O método elaborado integra três níveis de ensino e quatro graus de significados. Os três níveis foram construídos sob um crescendo de independência e estrutura algébrica em concordância com os fundamentos teóricos do estudo. No 1.º nível o aluno atribui significado e representa em múltiplos registos de representação, num contexto aritmético em que as variáveis dependente e independente e o(s) parâmetro(s) são concretizados. No 2.º nível o aluno trabalha com significados e representações com que já trabalhou no 1.ºnível e constrói novos significados e novas representações em múltiplos registos de representação, num contexto algébrico em que as variáveis dependente e independente não são concretizadas e o(s) parâmetro(s) é(são) concretizado(s). No 3.º nível o aluno trabalha com significados e representações com que já trabalhou nos 1.º e 2.º níveis e constrói novos significados e novas representações em múltiplos registos de representação, num contexto algébrico em que as variáveis dependente e independente e o(s) parâmetro(s) não são concretizados. As tarefas da proposta pedagógica deste estudo foram construídas de acordo com a estrutura do método.
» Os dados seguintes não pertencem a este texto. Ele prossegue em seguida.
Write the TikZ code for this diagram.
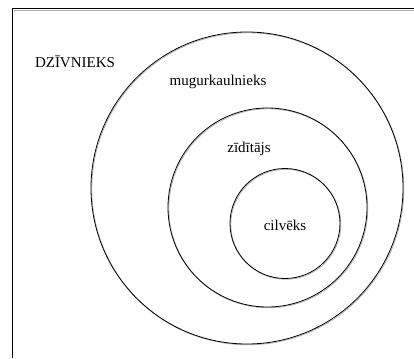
\documentclass[tikz,border=0pt]{standalone}
\usepackage{fontspec}
\setmainfont{Liberation Serif}
\tikzset{
  ring/.style={circle, draw=black, line width=0.8pt, inner sep=0pt},
  ringshadow/.style={circle, draw=black!30, line width=0.8pt, inner sep=0pt},
  lbl/.style={font=\fontsize{15}{18}\selectfont, inner sep=0pt},
  frame/.style={draw=black, line width=0.9pt},
  frameshadow/.style={draw=black!30, line width=0.7pt}
}
\begin{document}
\begin{tikzpicture}[x=1pt,y=-1pt]
\useasboundingbox (0,0) rectangle (414,358);
\fill[white] (0,0) rectangle (414,358);
% frame (cut off at right and bottom)
\coordinate (ftr) at (414,8.5);
\coordinate (ftl) at (12,8.5);
\coordinate (fbl) at (12,358);
\draw[frameshadow] (414,10.5) -- (13.5,10.5);
\draw[frame] (ftr) -- (ftl) -- (fbl);
% circle shadows
\node[ringshadow, minimum size=312pt] at (247.8,188.8) {};
\node[ringshadow, minimum size=199pt] at (268.3,208.3) {};
\node[ringshadow, minimum size=110pt] at (285.8,224.3) {};
% circles
\node[ring, minimum size=312pt] (outer) at (247,188) {};
\node[ring, minimum size=199pt] (middle) at (267.5,207.5) {};
\node[ring, minimum size=110pt] (inner) at (285,223.5) {};
% labels
\node[lbl] (dz) at (75,62) {DZĪVNIEKS};
\node[lbl] (mu) at (218,82) {mugurkaulnieks};
\node[lbl] (zi) at (249,149) {zīdītājs};
\node[lbl] (ci) at (285,225) {cilvēks};
\end{tikzpicture}
\end{document}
Para a construção dos graus de significados do método foi considerada a atividade sígnica dos alunos sob as etapas de primeiridade, secundidade e terceiridade definidas por Peirce (1978) (associadas aos signos ícone, índice e símbolo e ao raciocínio abdutivo, indutivo e dedutivo) e a mediação semiótica do professor, associada ao conceito de ciclo didático, definido por Bussi e Mariotti (2008). Em cada um dos três níveis (N1, N2, N3), o aluno constrói significados de grau um, dois e três (S1, S2, S3). Pode construir ainda significados de grau zero (S0), em resultado da construção de significados que não se enquadram no sistema de evidências e verdades definidas na própria matemática (erros, imprecisões/incorreções).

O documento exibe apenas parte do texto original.